= Postreplication repair =

Conversion of DNA single-stranded gaps

Postreplication repair is the repair of damage to the DNA that takes place after replication.

Some example genes in humans include:

- BRCA2 and BRCA1
- BLM
- NBS1

Accurate and efficient DNA replication is crucial for the health and survival of all living organisms. Under optimal conditions, the replicative DNA polymerases ε, δ, and α can work in concert to ensure that the genome is replicated efficiently with high accuracy in every cell cycle. However, DNA is constantly challenged by exogenous and endogenous genotoxic threats, including solar ultraviolet (UV) radiation and reactive oxygen species (ROS) generated as a byproduct of cellular metabolism. Damaged DNA can act as a steric block to replicative polymerases, thereby leading to incomplete DNA replication or the formation of secondary DNA strand breaks at the sites of replication stalling. Incomplete DNA synthesis and DNA strand breaks are both potential sources of genomic instability. An arsenal of DNA repair mechanisms exists to repair various forms of damaged DNA and minimize genomic instability. Most DNA repair mechanisms require an intact DNA strand as template to fix the damaged strand.

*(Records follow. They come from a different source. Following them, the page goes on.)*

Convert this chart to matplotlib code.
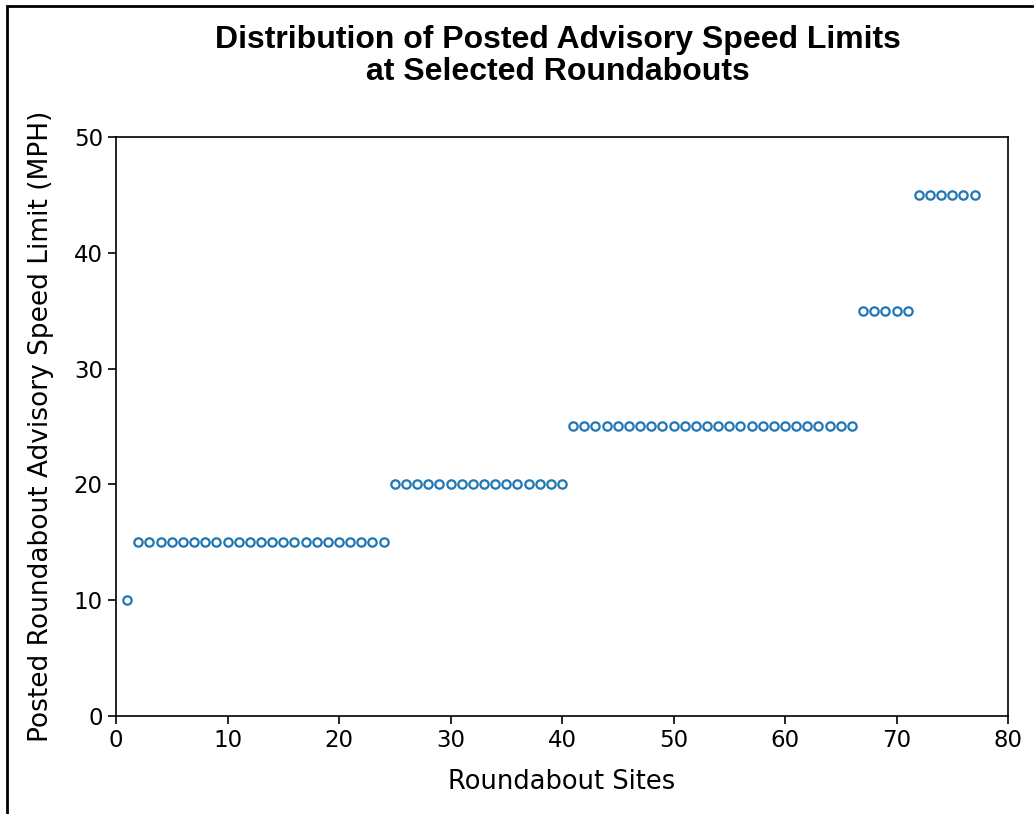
import numpy as np
import matplotlib.pyplot as plt
from matplotlib.patches import Rectangle

# speed limit groups (mph) and how many sites carry each one
speed_levels = [10, 15, 20, 25, 35, 45]
site_counts = [1, 23, 16, 26, 5, 6]

speeds = np.repeat(speed_levels, site_counts)
sites = np.arange(1, len(speeds) + 1)

fig = plt.figure(figsize=(10.34, 8.14), dpi=100)
ax = fig.add_axes([0.1122, 0.1204, 0.8627, 0.7113])

ax.plot(sites, speeds, 'o', linestyle='none', markersize=6,
        markerfacecolor='none', markeredgecolor='#1f77b4', markeredgewidth=1.6)

ax.set_xlim(0, 80)
ax.set_ylim(0, 50)
ax.set_xticks(range(0, 81, 10))
ax.set_yticks(range(0, 51, 10))
ax.tick_params(labelsize=16.5, length=6, width=1.2)
for s in ax.spines.values():
    s.set_linewidth(1.2)
ax.set_xlabel('Roundabout Sites', fontsize=18.5, labelpad=12)
ax.set_ylabel('Posted Roundabout Advisory Speed Limit (MPH)', fontsize=19, labelpad=14)

fig.text(0.5397, 0.931, 'Distribution of Posted Advisory Speed Limits\nat Selected Roundabouts',
         ha='center', va='center', fontsize=23, fontweight='bold',
         family='Liberation Sans', linespacing=1.1)

# frame around the picture (left and top edges visible)
fig.patches.append(Rectangle((7 / 1034, -0.05), 1.1, 1.05 - 6 / 814,
                             transform=fig.transFigure, fill=False,
                             edgecolor='black', linewidth=2))

fig.savefig('out.png', dpi=100)
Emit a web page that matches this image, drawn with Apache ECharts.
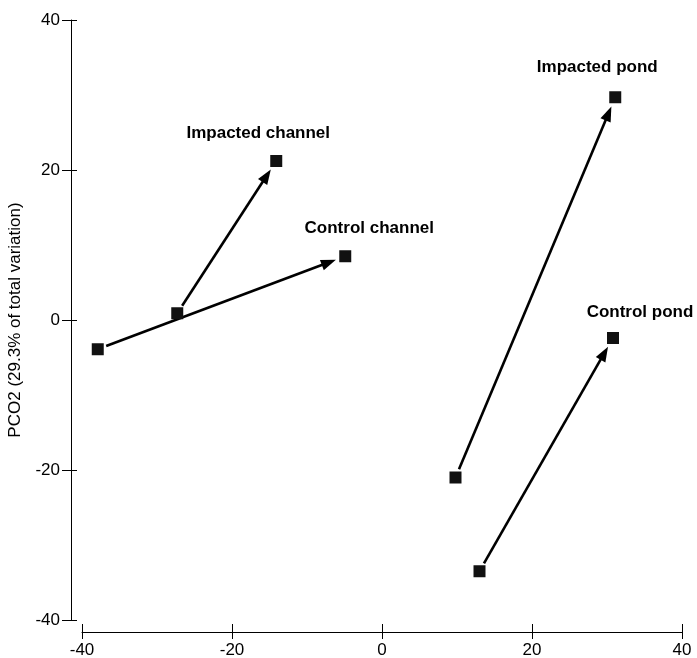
<!DOCTYPE html>
<html>
<head>
<meta charset="utf-8">
<title>PCO</title>
<script src="https://cdn.jsdelivr.net/npm/echarts@6/dist/echarts.min.js"></script>
<style>
  html, body { margin: 0; padding: 0; background: #fff; }
  #main { width: 697px; height: 658px; }
</style>
</head>
<body>
<div id="main"></div>
<script>
// data
const groups = ['Control channel', 'Impacted channel', 'Impacted pond', 'Control pond'];
const startX = [-37.9, -27.3, 9.8, 13.0];
const startY = [-3.9, 0.9, -21.0, -33.5];
const endX = [-4.9, -14.1, 31.1, 30.8];
const endY = [8.5, 21.2, 29.7, -2.4];
const axisTicks = [-40, -20, 0, 20, 40];
const yName = 'PCO2 (29.3% of total variation)';

// label offsets (px) for each group name, relative to the end square
const labelOffset = {
  'Control channel': [24, -28],
  'Impacted channel': [-18, -28],
  'Impacted pond': [-18, -30],
  'Control pond': [27, -26]
};

const font = 'Liberation Sans, Arial, sans-serif';

let chart = echarts.init(document.getElementById('main'), null, { renderer: 'canvas' });

const arrowData = groups.map((g, i) => [startX[i], startY[i], endX[i], endY[i]]);
const pointData = [];
groups.forEach((g, i) => {
  pointData.push({ value: [startX[i], startY[i]] });
  pointData.push({
    value: [endX[i], endY[i]],
    label: {
      show: true,
      formatter: g,
      position: 'inside',
      offset: labelOffset[g],
      fontFamily: font,
      fontSize: 17,
      fontWeight: 'bold',
      color: '#000'
    }
  });
});

// arrow from start square to end square, trimmed so it doesn't touch the squares
function renderArrow(params, api) {
  const p0 = api.coord([api.value(0), api.value(1)]);
  const p1 = api.coord([api.value(2), api.value(3)]);
  const dx = p1[0] - p0[0], dy = p1[1] - p0[1];
  const len = Math.sqrt(dx * dx + dy * dy);
  const ux = dx / len, uy = dy / len;
  const gapStart = 9, gapEnd = 10, headLen = 15, headHalf = 5.5;
  const s = [p0[0] + ux * gapStart, p0[1] + uy * gapStart];
  const tip = [p1[0] - ux * gapEnd, p1[1] - uy * gapEnd];
  const base = [tip[0] - ux * headLen, tip[1] - uy * headLen];
  const shaftEnd = [tip[0] - ux * (headLen - 2), tip[1] - uy * (headLen - 2)];
  return {
    type: 'group',
    children: [
      {
        type: 'line',
        shape: { x1: s[0], y1: s[1], x2: shaftEnd[0], y2: shaftEnd[1] },
        style: { stroke: '#000', lineWidth: 2.6 }
      },
      {
        type: 'polygon',
        shape: {
          points: [
            tip,
            [base[0] - uy * headHalf, base[1] + ux * headHalf],
            [base[0] + uy * headHalf, base[1] - ux * headHalf]
          ]
        },
        style: { fill: '#000' }
      }
    ]
  };
}

const tickLabel = { fontFamily: font, fontSize: 17, color: '#000' };

const option = {
  animation: false,
  backgroundColor: '#fff',
  grid: { left: 82, right: 15, top: 20, bottom: 38, containLabel: false, outerBoundsMode: 'none' },
  xAxis: [
    {
      type: 'value', position: 'bottom', offset: 12,
      min: axisTicks[0], max: axisTicks[axisTicks.length - 1], interval: 20,
      axisLine: { show: true, onZero: false, lineStyle: { color: '#000', width: 1 } },
      axisTick: { show: true, length: 7, lineStyle: { color: '#000' } },
      axisLabel: Object.assign({ margin: 10 }, tickLabel),
      splitLine: { show: false }
    },
    {
      // inner half of the crossing ticks
      type: 'value', position: 'bottom', offset: 12,
      min: axisTicks[0], max: axisTicks[axisTicks.length - 1], interval: 20,
      axisLine: { show: false, onZero: false },
      axisTick: { show: true, inside: true, length: 8, lineStyle: { color: '#000' } },
      axisLabel: { show: false },
      splitLine: { show: false }
    }
  ],
  yAxis: [
    {
      type: 'value', position: 'left', offset: 11,
      min: axisTicks[0], max: axisTicks[axisTicks.length - 1], interval: 20,
      name: yName, nameLocation: 'middle', nameGap: 47, nameRotate: 90,
      nameTextStyle: { fontFamily: font, fontSize: 17, color: '#000' },
      axisLine: { show: true, onZero: false, lineStyle: { color: '#000', width: 1 } },
      axisTick: { show: true, length: 9, lineStyle: { color: '#000' } },
      axisLabel: Object.assign({ margin: 11 }, tickLabel),
      splitLine: { show: false }
    },
    {
      type: 'value', position: 'left', offset: 11,
      min: axisTicks[0], max: axisTicks[axisTicks.length - 1], interval: 20,
      axisLine: { show: false, onZero: false },
      axisTick: { show: true, inside: true, length: 6, lineStyle: { color: '#000' } },
      axisLabel: { show: false },
      splitLine: { show: false }
    }
  ],
  series: [
    {
      type: 'custom',
      xAxisIndex: 0, yAxisIndex: 0,
      renderItem: renderArrow,
      data: arrowData,
      clip: false,
      z: 2
    },
    {
      type: 'scatter',
      xAxisIndex: 0, yAxisIndex: 0,
      symbol: 'rect',
      symbolSize: 12,
      itemStyle: { color: '#111', opacity: 1 },
      data: pointData,
      z: 3
    }
  ]
};

chart.setOption(option);
</script>
</body>
</html>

DNA damage prevents the normal enzymatic synthesis of DNA by the replication fork. At damaged sites in the genome, both prokaryotic and eukaryotic cells utilize a number of postreplication repair (PRR) mechanisms to complete DNA replication. Chemically modified bases can be bypassed by either error-prone or error-free translesion polymerases, or through genetic exchange with the sister chromatid. The replication of DNA with a broken sugar-phosphate backbone is most likely facilitated by the homologous recombination proteins that confer resistance to ionizing radiation. The activity of PRR enzymes is regulated by the SOS response in bacteria and may be controlled by the postreplication checkpoint response in eukaryotes.

The elucidation of PRR mechanisms is an active area of molecular biology research, and the terminology is currently in flux. For instance, PRR has recently been referred to as "DNA damage tolerance" to emphasize the instances in which postreplication DNA damage is repaired without removing the original chemical modification to the DNA. While the term PRR has most frequently been used to describe the repair of single-stranded postreplication gaps opposite damaged bases, a more broad usage has been suggested. In this case, the term PRR would encompasses all processes that facilitate the replication of damaged DNA, including those that repair replication-induced double-strand breaks.

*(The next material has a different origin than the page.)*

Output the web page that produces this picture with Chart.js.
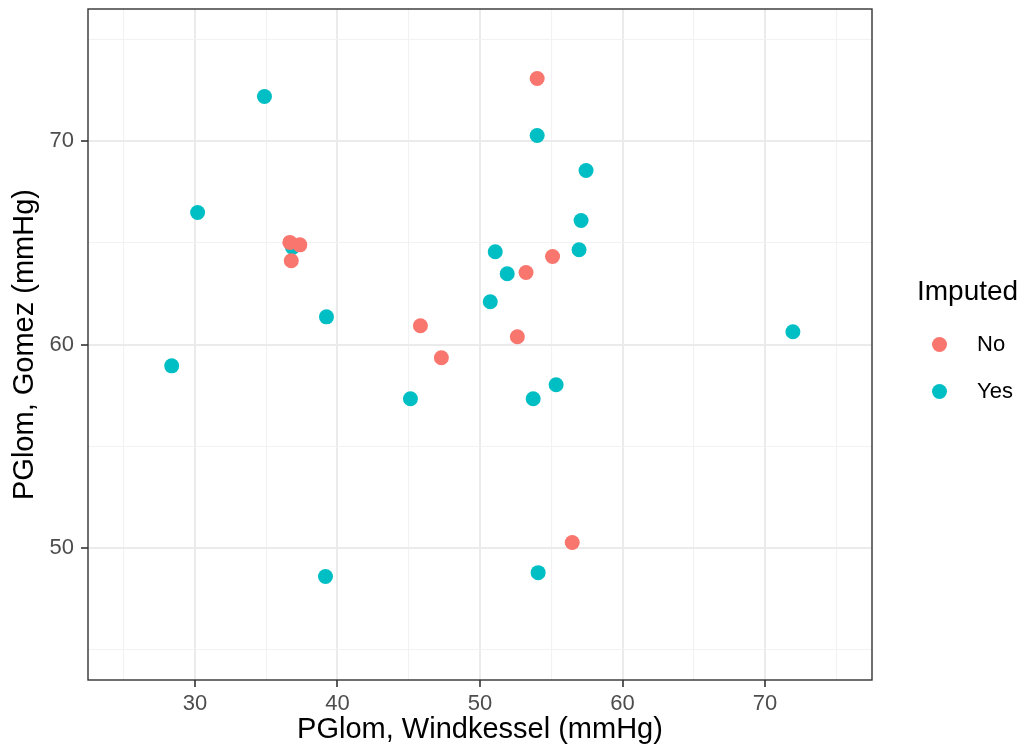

Melanoma cells are commonly defective in postreplication repair of DNA damages that are in the form of cyclobutane pyrimidine dimers, a type of damage caused by ultraviolet radiation. A particular repair process that appears to be defective in melanoma cells is homologous recombinational repair. Defective postreplication repair of cyclobutane pyrimidine dimers can lead to mutations that are the primary driver of melanoma.